Les premières chimios ont entraîné des effets secondaires. «Notamment des problèmes aux reins, un excès de protéines dans les urines.»
Soutiens indispensables
Tous les membres de la famille sont impactés par le drame et mobilisés. «Les retours de l’hôpital sont épuisants. Heureusement que l’on peut se reposer sur nos familles respectives.»
Le plus dur reste l’impossibilité d’agir concrètement. «Voir son enfant souffrir et ne rien pouvoir faire nous est insupportable. Adriàn a des nausées, le visage cerné, il est brûlé dans la bouche. Il reperd ses cheveux.» Le petit garçon fait preuve de courage. «Il est très vif. Les infirmières me disent qu’il rigole beaucoup. Cette force, il l’a depuis la naissance.»
Garder le moral pour l’enfant
Les traitements lui laissent peu de répit. «Afin d’éviter de devoir le piquer à répétition, un petit boîtier a été fixé sur son torse, sous la peau. C’est par là que se font les prises de sang et les chimios.»
Dans son album paru en 2016, Angie Ott avait dédié une chanson à cet enfant à naître: «Pour toute la vie». «J’étais enceinte, je n’imaginais pas ce qui allait arriver. Sans le faire exprès, j’ai enregistré la voix la veille de l’accouchement. La chanson parle de la grossesse et de l’amour immense que j’avais déjà pour mon fils.»
Rituels bénéfiques
Face au cancer, elle a subitement cessé de chanter. «Un soir, alors qu’il parlait à peine, mon fils m’a dit: "Maman, chante!" Il ne fallait pas arrêter. Il a raison. Ces petits rituels du coucher sont bénéfiques.» Elle ajoute: «C’est aussi pour cela que j’ai choisi de chanter pour tous les autres enfants qui se sont battus, se battent ou se battront demain contre le cancer.»
Lorsque ses parents ont un coup de mou, Adriàn, perméable à tout, le ressent. «On prend sur nous. J’ai perdu 10 kilos, mais j’essaie de les reprendre, ajoute Angie Ott. Comme me l’a écrit un ami: "Vous ne pouvez pas donner des jours à sa vie, mais vous pouvez donner de la vie à ses jours." On fait tout notre possible.
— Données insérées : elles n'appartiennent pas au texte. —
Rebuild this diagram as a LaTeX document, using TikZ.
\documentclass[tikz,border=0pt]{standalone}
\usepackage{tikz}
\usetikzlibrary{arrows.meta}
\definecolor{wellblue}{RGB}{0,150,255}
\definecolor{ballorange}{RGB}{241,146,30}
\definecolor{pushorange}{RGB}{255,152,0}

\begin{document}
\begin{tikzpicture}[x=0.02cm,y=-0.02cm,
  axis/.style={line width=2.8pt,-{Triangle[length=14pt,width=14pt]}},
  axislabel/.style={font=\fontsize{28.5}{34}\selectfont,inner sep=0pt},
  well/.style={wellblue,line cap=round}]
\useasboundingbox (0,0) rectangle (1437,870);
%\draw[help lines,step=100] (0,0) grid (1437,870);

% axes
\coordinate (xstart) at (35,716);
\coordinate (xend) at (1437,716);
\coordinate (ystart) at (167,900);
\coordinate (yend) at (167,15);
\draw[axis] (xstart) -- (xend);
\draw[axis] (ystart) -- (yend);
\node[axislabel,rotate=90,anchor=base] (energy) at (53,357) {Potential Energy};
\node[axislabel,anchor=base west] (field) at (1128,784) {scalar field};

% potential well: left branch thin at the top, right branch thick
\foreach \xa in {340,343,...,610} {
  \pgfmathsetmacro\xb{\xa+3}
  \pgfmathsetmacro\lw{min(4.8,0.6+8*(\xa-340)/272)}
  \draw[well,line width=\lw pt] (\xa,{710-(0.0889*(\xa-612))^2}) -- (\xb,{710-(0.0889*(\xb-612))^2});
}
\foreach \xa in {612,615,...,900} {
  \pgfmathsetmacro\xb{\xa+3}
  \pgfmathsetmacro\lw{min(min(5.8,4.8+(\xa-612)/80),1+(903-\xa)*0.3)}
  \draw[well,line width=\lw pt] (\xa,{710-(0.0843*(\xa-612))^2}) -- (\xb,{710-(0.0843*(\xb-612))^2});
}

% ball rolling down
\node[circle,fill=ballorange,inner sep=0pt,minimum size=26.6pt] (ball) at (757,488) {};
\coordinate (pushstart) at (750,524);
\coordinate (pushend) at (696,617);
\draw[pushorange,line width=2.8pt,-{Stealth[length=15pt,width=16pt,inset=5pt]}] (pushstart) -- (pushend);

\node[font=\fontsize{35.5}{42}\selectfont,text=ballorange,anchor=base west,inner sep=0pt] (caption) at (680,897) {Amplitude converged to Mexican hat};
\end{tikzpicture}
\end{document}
On croit en lui, en sa guérison. Nous allons tout faire pour que ses jours soient beaux!»
A lire, deux autres témoignages de mamans d'enfants malades d'un cancer:
>> L'absence: Natalie, au-delà du deuil de sa fille Zoé
>> La rémission: «Naïa est différente, mais elle est vivante»
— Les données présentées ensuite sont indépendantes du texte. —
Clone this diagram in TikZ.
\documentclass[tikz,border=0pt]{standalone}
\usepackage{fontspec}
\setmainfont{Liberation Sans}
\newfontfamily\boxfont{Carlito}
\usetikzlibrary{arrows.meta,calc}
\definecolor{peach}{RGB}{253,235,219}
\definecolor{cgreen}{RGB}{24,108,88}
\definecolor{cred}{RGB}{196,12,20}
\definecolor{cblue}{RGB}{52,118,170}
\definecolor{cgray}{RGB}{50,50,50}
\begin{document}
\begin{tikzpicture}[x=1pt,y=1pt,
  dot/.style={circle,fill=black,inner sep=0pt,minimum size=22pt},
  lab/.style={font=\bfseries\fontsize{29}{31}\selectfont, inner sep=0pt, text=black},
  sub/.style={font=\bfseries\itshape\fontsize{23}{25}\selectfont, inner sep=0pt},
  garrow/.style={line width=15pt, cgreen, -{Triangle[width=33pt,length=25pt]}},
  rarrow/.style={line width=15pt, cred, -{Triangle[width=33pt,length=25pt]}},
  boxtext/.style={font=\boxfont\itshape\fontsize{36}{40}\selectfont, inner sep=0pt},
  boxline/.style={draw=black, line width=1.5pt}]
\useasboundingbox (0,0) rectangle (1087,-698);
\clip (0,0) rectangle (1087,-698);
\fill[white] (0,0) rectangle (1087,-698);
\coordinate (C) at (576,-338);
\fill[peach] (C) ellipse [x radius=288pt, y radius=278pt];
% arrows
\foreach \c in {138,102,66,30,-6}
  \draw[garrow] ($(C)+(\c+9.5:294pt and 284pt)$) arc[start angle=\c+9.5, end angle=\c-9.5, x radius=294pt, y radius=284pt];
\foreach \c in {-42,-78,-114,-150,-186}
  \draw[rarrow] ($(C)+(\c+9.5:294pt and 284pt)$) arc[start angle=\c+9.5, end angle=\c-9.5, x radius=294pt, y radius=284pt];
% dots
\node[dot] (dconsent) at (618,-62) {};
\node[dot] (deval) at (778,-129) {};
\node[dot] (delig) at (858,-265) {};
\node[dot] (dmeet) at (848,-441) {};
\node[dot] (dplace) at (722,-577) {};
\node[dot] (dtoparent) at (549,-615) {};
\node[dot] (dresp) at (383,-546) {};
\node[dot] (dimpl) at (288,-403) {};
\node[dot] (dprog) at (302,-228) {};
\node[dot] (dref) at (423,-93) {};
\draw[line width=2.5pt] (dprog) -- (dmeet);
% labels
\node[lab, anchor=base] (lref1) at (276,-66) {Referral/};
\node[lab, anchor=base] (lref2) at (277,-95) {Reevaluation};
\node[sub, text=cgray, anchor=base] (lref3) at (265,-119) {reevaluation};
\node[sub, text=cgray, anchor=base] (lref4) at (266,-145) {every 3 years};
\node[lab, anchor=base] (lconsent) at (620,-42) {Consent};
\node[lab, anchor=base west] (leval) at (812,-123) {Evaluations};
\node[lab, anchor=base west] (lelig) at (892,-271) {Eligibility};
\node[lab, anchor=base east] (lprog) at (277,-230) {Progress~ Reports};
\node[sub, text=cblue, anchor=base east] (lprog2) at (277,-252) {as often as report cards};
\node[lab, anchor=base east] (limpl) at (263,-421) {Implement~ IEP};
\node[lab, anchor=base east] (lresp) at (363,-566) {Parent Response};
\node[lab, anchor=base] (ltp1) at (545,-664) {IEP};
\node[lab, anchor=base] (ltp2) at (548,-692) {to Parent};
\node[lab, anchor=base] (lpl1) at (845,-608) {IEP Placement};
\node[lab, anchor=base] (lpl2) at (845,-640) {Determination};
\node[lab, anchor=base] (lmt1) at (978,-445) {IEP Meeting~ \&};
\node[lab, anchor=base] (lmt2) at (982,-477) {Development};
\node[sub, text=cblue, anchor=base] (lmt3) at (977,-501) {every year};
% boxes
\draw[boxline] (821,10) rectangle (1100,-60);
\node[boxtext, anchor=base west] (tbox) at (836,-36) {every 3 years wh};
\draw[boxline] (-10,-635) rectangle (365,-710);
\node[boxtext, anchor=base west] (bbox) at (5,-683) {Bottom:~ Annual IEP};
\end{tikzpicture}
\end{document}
Une chanson et un clip pour la vie
Difficile d’écouter «Zoé pour la vie» sans avoir la gorge nouée. Cette chanson épurée est un hommage à la petite Romande emportée par un cancer il y a six ans, deux jours avant son 5e anniversaire. Elle a été co-écrite par Natalie Guignard, sa maman, Gaëlle Solioz et la chanteuse Angie Ott, piano et voix. Ces deux dernières vivent respectivement la rémission et la rechute de leur enfant.
Les paroles reprennent les expressions naïves de cette fillette solaire qui a rendu son dernier souffle le 26 octobre 2013, après avoir vu son souhait exaucé: rencontrer Winter, un dauphin blessé, en Floride.
>> Voir le clip de l'association Zoé4life:
«Donne-moi la chance de guérir»
Si la chanson Zoé pour la vie nous bouleverse, c’est qu’elle questionne: «Je suis plus là, et dis-moi, c’est quoi ton rêve à toi?» Un chœur d’enfants ajoute: «Donne-moi la chance de guérir, donne-moi la chance de grandir.» Mis en vente depuis le 1er septembre pour marquer le mois de sensibilisation au cancer de l’enfant, ce CD est né de la rencontre d’un trio de mamans devenues sœurs de cœur dans l’épreuve. «Nous n’étions pas prédestinées à nous rencontrer. Le destin en a décidé autrement.»
Les profits seront intégralement versés à Zoé4life. «Nous vivons des choses tragiques qui en font naître de belles», souligne Natalie Guignard. Un crowdfunding actif jusqu’à la fin du mois a permis d’enregistrer le titre et de produire un clip. Chaque franc récolté ira à la recherche pour le cancer pédiatrique.
Le CD «Zoé pour la vie», vendu 5 francs, soutient la recherche sur le cancer de l’enfant.